▶ **Direction**:
Write out again, word for word, the lines below from the line that holds "Write the Plotly code for this chart." through the line that holds "17.78, 15.24, 16.09]", omitting pictures.

▶ **Data supplied**:
• • • •

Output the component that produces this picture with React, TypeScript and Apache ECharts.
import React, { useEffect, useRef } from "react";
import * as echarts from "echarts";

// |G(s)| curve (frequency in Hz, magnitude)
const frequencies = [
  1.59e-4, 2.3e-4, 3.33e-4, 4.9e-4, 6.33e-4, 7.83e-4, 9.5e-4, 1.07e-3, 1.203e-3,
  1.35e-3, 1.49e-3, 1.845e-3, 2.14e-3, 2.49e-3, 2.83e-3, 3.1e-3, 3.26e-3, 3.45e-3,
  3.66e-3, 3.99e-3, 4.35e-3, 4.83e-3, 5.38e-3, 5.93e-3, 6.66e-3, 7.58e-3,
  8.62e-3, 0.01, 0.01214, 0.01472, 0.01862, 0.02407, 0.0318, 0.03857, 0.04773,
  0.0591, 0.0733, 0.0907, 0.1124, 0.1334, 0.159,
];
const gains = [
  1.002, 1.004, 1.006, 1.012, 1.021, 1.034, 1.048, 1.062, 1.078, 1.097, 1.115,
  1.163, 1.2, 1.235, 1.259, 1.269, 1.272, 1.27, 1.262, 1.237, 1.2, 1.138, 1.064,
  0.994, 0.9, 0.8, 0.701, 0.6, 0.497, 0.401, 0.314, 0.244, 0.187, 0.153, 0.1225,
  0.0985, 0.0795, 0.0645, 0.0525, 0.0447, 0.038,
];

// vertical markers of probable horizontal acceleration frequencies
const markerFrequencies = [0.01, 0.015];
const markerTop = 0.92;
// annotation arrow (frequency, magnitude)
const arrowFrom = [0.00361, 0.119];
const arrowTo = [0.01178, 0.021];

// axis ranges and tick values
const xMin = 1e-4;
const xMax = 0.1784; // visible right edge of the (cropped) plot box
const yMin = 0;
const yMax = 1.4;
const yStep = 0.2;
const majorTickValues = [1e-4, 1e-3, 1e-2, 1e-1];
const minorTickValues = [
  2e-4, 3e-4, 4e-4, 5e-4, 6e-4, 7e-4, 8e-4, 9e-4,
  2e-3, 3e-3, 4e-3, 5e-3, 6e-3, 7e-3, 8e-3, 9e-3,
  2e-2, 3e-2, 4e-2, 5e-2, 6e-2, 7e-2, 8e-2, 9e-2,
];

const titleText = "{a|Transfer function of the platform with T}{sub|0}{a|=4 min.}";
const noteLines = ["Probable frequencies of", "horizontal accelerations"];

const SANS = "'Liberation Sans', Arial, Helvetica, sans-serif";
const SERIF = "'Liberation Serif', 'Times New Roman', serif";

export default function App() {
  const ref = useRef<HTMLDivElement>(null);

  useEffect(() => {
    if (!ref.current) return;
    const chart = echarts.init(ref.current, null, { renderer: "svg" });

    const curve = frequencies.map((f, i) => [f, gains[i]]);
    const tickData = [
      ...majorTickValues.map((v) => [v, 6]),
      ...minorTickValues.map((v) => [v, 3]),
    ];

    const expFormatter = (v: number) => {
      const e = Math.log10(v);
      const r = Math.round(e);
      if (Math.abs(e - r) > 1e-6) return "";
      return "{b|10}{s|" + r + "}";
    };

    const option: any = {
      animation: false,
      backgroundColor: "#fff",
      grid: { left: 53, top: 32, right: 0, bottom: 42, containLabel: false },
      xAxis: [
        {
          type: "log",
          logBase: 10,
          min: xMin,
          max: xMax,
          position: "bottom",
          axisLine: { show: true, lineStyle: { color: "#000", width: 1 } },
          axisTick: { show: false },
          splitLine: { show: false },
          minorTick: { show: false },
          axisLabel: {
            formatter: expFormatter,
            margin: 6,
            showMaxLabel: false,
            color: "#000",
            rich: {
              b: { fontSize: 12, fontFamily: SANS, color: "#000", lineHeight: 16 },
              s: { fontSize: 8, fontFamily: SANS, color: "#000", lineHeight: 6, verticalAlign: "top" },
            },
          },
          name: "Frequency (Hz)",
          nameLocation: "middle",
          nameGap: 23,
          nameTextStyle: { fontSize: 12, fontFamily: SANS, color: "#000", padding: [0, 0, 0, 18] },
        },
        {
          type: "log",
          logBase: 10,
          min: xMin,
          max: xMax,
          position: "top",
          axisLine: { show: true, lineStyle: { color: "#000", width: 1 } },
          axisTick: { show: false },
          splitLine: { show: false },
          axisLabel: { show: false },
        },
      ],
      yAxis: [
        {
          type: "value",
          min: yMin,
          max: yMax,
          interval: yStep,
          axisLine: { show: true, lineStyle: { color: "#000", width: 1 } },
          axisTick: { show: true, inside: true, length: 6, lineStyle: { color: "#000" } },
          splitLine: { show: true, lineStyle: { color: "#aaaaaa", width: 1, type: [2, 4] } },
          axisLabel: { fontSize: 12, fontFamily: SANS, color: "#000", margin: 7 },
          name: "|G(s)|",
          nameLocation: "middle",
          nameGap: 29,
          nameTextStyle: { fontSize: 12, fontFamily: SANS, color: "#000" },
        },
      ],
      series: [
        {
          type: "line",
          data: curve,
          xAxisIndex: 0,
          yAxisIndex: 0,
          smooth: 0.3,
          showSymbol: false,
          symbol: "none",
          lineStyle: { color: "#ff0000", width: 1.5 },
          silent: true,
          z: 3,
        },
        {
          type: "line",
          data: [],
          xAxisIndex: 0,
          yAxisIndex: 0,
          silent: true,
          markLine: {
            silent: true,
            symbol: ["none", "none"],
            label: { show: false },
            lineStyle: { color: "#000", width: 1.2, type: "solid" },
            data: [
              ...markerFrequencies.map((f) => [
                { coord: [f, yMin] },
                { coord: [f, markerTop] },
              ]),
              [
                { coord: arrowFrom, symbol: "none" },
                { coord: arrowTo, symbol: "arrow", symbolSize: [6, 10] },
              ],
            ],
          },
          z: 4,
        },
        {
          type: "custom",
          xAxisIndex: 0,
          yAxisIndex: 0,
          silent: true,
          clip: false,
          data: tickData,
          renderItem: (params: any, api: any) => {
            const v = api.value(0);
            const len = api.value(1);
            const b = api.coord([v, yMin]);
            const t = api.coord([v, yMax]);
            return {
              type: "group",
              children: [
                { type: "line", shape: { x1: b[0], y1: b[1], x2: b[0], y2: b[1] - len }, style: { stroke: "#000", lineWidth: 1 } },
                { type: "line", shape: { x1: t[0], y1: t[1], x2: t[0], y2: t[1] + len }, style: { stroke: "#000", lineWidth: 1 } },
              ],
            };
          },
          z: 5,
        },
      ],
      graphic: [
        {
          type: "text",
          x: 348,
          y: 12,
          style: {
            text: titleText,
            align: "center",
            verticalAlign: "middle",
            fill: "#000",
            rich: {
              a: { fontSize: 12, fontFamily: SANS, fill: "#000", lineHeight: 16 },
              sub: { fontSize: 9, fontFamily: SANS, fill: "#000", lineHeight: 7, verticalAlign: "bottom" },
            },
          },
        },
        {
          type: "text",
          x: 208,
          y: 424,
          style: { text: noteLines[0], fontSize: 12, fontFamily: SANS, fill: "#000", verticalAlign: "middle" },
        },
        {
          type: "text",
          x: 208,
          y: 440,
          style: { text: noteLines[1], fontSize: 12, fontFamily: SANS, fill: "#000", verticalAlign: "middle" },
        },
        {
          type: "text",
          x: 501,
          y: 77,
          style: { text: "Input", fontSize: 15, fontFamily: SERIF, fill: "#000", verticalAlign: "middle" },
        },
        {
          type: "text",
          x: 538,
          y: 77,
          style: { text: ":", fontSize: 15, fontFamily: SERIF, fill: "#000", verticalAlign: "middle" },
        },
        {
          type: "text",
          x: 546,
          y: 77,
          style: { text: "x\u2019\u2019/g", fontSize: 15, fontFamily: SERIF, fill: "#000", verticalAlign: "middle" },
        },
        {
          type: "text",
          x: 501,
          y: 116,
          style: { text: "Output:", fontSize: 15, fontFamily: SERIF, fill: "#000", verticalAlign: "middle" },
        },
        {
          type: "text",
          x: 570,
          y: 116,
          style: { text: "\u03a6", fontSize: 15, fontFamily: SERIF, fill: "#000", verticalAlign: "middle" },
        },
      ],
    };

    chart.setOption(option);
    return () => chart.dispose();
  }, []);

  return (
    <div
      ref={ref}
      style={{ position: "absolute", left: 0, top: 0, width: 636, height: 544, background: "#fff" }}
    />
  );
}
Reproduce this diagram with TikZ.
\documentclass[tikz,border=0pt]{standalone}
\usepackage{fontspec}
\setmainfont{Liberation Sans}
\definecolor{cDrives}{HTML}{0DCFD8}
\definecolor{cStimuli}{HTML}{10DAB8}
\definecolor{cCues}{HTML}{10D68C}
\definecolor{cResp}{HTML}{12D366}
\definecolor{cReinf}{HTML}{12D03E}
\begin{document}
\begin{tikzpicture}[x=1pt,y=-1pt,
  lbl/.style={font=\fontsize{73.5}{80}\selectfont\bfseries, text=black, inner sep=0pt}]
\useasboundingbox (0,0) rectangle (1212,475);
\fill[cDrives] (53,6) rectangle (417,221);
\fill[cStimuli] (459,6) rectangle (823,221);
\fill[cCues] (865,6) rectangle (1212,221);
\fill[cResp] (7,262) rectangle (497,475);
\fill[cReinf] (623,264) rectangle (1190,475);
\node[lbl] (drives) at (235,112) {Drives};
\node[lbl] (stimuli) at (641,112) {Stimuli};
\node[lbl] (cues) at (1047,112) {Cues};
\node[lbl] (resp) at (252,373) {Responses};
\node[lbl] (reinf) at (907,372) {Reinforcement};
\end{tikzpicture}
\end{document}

• • • •

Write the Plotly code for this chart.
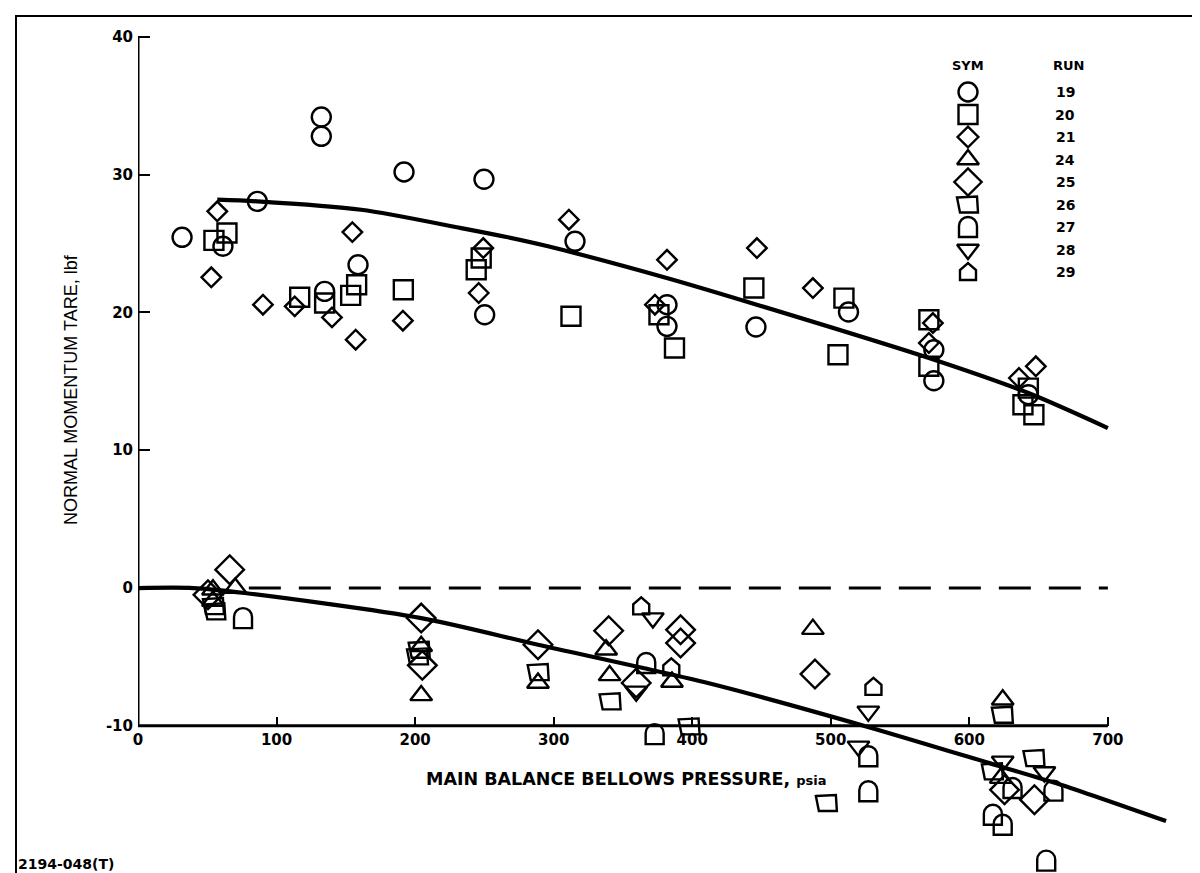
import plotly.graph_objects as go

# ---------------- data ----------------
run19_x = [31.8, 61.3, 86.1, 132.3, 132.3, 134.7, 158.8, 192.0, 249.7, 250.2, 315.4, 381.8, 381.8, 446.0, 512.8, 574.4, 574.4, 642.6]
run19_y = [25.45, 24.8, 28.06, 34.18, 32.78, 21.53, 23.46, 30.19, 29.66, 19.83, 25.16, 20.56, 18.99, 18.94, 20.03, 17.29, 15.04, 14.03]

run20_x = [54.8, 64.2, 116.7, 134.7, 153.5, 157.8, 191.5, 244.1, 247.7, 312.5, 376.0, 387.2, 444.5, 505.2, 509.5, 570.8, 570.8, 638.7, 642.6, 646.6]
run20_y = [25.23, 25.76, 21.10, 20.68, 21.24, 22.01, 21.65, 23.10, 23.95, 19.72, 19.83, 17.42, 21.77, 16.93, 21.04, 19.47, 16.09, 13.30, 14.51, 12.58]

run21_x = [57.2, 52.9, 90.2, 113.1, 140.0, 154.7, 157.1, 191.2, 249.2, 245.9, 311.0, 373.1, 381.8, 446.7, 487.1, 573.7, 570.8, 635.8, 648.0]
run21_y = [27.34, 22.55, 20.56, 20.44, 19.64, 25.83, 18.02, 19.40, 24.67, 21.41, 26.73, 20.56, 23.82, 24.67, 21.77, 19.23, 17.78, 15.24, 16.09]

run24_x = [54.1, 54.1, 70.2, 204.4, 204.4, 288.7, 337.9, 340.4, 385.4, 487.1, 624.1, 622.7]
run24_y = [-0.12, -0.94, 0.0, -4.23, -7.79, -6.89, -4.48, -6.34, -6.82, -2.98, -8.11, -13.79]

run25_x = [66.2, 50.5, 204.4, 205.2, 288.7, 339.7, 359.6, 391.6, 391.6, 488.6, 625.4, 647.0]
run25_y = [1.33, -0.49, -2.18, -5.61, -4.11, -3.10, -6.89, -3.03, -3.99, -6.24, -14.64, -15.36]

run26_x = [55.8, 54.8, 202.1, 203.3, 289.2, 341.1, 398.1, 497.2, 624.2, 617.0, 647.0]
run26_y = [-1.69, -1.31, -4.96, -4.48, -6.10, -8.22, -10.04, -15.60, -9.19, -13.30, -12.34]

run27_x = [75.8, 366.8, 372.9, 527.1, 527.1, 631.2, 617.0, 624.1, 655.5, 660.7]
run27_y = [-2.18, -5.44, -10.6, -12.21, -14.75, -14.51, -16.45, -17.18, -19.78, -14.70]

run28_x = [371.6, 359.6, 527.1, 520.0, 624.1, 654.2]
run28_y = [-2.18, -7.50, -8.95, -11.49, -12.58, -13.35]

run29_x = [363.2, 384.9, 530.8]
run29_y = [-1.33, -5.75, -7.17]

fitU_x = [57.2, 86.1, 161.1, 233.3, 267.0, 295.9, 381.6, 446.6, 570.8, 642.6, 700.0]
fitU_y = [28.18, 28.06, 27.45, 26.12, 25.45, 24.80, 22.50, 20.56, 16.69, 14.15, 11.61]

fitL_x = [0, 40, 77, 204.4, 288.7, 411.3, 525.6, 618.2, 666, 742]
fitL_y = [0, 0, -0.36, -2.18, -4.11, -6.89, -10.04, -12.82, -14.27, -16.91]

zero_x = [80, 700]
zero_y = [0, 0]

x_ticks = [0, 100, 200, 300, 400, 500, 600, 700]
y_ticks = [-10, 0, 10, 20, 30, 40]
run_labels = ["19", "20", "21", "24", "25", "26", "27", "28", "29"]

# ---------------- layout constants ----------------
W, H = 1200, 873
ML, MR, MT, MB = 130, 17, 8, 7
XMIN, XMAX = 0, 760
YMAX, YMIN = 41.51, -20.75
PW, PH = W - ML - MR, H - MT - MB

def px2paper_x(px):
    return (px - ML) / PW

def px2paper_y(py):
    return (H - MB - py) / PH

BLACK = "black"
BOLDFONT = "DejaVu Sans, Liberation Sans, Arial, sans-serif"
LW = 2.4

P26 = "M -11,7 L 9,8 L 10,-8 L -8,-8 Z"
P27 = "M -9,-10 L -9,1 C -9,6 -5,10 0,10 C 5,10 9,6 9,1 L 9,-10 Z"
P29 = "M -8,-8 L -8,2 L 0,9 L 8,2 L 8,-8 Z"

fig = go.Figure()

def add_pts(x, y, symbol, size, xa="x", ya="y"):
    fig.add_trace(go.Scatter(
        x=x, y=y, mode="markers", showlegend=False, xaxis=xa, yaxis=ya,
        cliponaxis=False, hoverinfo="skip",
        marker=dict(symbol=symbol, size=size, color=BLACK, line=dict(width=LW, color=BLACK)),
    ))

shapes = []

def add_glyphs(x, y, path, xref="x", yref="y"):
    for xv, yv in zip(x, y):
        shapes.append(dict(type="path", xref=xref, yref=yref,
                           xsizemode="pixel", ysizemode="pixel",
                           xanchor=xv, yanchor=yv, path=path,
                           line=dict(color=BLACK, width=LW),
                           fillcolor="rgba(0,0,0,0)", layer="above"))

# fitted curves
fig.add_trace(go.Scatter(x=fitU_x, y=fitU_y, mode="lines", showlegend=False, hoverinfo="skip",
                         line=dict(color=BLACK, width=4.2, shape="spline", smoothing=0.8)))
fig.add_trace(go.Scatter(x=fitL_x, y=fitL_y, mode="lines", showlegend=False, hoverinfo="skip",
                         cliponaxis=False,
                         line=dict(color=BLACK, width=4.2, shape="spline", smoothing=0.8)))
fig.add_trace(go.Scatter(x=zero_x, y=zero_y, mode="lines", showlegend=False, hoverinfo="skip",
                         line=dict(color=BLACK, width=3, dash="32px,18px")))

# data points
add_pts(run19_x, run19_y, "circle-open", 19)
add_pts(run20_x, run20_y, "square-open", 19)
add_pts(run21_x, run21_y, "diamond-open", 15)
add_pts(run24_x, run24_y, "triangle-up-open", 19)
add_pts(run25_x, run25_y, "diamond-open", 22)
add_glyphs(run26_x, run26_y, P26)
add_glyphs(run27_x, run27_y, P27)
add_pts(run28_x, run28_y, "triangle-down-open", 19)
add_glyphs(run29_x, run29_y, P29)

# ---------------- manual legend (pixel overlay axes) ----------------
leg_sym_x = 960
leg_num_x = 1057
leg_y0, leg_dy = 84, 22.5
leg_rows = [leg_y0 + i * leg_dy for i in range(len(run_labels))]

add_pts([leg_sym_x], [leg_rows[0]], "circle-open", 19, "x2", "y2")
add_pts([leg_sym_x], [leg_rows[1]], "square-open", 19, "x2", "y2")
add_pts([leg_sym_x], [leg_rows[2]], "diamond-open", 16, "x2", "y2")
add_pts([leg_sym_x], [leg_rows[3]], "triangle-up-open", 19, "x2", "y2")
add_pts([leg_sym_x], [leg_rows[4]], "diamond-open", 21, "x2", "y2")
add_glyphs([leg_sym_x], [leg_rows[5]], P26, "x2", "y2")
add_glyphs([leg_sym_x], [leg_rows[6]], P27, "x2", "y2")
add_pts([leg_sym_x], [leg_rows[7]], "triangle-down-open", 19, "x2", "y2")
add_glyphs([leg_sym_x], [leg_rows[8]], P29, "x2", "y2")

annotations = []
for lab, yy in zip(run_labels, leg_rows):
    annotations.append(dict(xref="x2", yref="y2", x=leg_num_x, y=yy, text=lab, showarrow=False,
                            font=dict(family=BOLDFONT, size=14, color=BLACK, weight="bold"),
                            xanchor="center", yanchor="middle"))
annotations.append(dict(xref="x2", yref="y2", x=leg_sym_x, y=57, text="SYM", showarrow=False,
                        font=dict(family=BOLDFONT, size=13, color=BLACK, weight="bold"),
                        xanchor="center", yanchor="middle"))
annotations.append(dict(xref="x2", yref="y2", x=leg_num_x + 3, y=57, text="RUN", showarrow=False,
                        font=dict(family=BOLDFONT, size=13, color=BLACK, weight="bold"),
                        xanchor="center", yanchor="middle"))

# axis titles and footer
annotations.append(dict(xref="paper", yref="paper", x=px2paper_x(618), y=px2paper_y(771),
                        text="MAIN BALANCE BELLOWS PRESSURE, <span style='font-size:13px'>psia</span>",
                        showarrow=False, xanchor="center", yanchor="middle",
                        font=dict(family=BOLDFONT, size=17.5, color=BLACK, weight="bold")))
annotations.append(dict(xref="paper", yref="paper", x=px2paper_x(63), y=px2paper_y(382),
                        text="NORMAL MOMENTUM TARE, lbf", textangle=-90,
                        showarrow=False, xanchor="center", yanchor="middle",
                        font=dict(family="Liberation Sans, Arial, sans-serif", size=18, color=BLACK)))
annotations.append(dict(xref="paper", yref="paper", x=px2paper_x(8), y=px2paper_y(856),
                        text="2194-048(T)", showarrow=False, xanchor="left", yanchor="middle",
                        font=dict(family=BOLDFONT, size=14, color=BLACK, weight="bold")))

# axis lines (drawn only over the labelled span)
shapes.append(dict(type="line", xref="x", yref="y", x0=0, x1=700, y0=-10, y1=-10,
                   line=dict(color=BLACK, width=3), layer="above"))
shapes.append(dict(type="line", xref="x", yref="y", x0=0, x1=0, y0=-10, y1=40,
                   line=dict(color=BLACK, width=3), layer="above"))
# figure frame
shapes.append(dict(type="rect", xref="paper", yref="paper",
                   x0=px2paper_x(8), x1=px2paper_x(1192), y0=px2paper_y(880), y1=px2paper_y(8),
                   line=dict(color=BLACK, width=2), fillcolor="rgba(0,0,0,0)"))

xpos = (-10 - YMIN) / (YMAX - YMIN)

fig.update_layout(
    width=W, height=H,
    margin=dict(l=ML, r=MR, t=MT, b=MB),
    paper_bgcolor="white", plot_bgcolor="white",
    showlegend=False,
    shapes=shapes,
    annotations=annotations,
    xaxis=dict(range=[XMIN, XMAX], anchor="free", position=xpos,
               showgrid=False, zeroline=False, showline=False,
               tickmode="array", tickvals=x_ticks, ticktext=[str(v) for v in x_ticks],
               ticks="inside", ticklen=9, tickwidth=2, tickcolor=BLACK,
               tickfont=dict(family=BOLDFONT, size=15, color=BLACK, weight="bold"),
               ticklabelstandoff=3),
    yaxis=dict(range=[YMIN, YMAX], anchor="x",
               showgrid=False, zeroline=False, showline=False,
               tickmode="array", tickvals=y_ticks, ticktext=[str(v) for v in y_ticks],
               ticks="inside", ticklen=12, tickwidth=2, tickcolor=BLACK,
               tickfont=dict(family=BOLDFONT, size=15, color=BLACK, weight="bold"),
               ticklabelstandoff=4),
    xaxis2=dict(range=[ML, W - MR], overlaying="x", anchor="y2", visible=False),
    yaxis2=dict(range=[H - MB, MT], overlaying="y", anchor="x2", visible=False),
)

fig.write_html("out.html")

• • • •

▶ **Full output**:
Write the Plotly code for this chart.
import plotly.graph_objects as go

# ---------------- data ----------------
run19_x = [31.8, 61.3, 86.1, 132.3, 132.3, 134.7, 158.8, 192.0, 249.7, 250.2, 315.4, 381.8, 381.8, 446.0, 512.8, 574.4, 574.4, 642.6]
run19_y = [25.45, 24.8, 28.06, 34.18, 32.78, 21.53, 23.46, 30.19, 29.66, 19.83, 25.16, 20.56, 18.99, 18.94, 20.03, 17.29, 15.04, 14.03]

run20_x = [54.8, 64.2, 116.7, 134.7, 153.5, 157.8, 191.5, 244.1, 247.7, 312.5, 376.0, 387.2, 444.5, 505.2, 509.5, 570.8, 570.8, 638.7, 642.6, 646.6]
run20_y = [25.23, 25.76, 21.10, 20.68, 21.24, 22.01, 21.65, 23.10, 23.95, 19.72, 19.83, 17.42, 21.77, 16.93, 21.04, 19.47, 16.09, 13.30, 14.51, 12.58]

run21_x = [57.2, 52.9, 90.2, 113.1, 140.0, 154.7, 157.1, 191.2, 249.2, 245.9, 311.0, 373.1, 381.8, 446.7, 487.1, 573.7, 570.8, 635.8, 648.0]
run21_y = [27.34, 22.55, 20.56, 20.44, 19.64, 25.83, 18.02, 19.40, 24.67, 21.41, 26.73, 20.56, 23.82, 24.67, 21.77, 19.23, 17.78, 15.24, 16.09]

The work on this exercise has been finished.